Don’t Let It Happen Again

The trolley above once ran down the streets of Miami, from 1925 to 1931. Anyone recognize which street? Automakers killed streetcars like this by buying up the transit companies and shutting them down. That was before my time, but it seems sensible to say that the streetcar died because of the automobile. The last thing we would want to see is the same mistake made again. Recent criticism of Miami’s votes to fund the streetcar point to the same phantom raising its ugly head again.
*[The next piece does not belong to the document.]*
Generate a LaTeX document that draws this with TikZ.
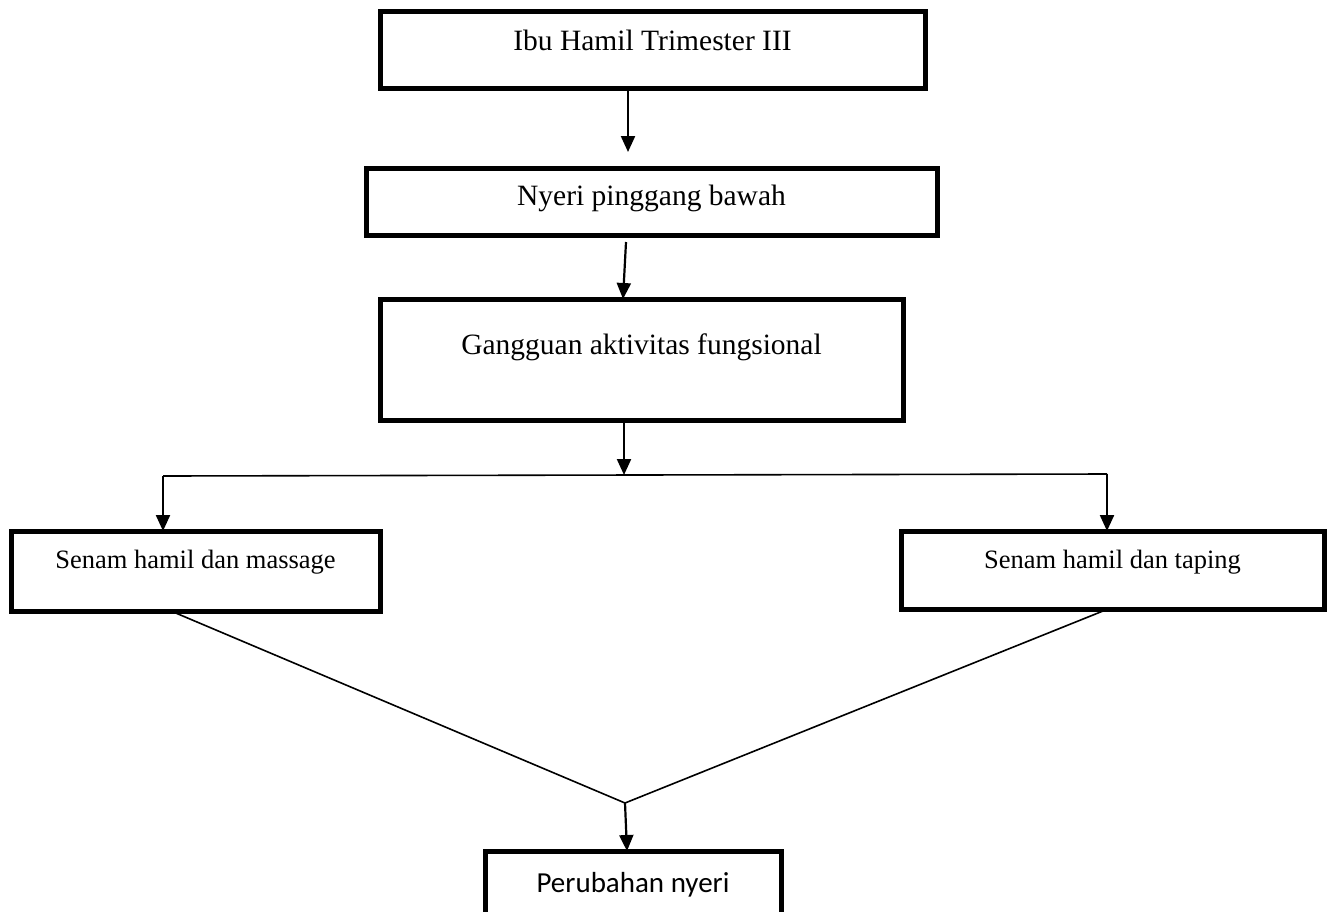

Norman Braman, owner of Braman Management and its car dealerships, has come forward with sharp criticism of the plan to fund the port tunnel, Marlins stadium, and streetcar.
One could point to the port tunnel and stadium as Braman’s main beef, but his past actions indicate the possibility that he is chiefly against the streetcar. According to this Miami Herald article, he was behind an ad campaign 8 years ago against the penny sales tax to fund transit. So this is not the first time this car dealership owner has come out against public transit. We cannot pretend to know his motives, but the fact is, we have someone with vested interest in getting more people to buy cars trying to shoot down a system that will reduce people’s dependence on the automobile. One of his dealerships is in downtown Miami, where it could sell cars easily to the new residents that will be pouring into all the condo towers. The Miami Streetcar, when added to the existing transit options, will only make it easier for these residents to live without a car. So it is in Norman’s best interest to sue the county to keep it from getting funded. Even if Miami-Dade County eventually wins the suit, taxpayers will still be stuck with the legal fees and all these projects will likely get delayed while the suit is pending.

Braman also plans to launch an ad campaign against the latest resolution about these projects. Short of launching our own ad campaign, one thing we can do is be prepared to counter the ads whenever friends or family see them. If you want to take it a step further, I’m sure you can suggest some good ideas. If someone wants to keep Miami in the dark ages of car centered design, then we must fight back.

Thursday Quote

“A hundred years after we are gone and forgotten, those who never heard of us will be living with the results of our actions.”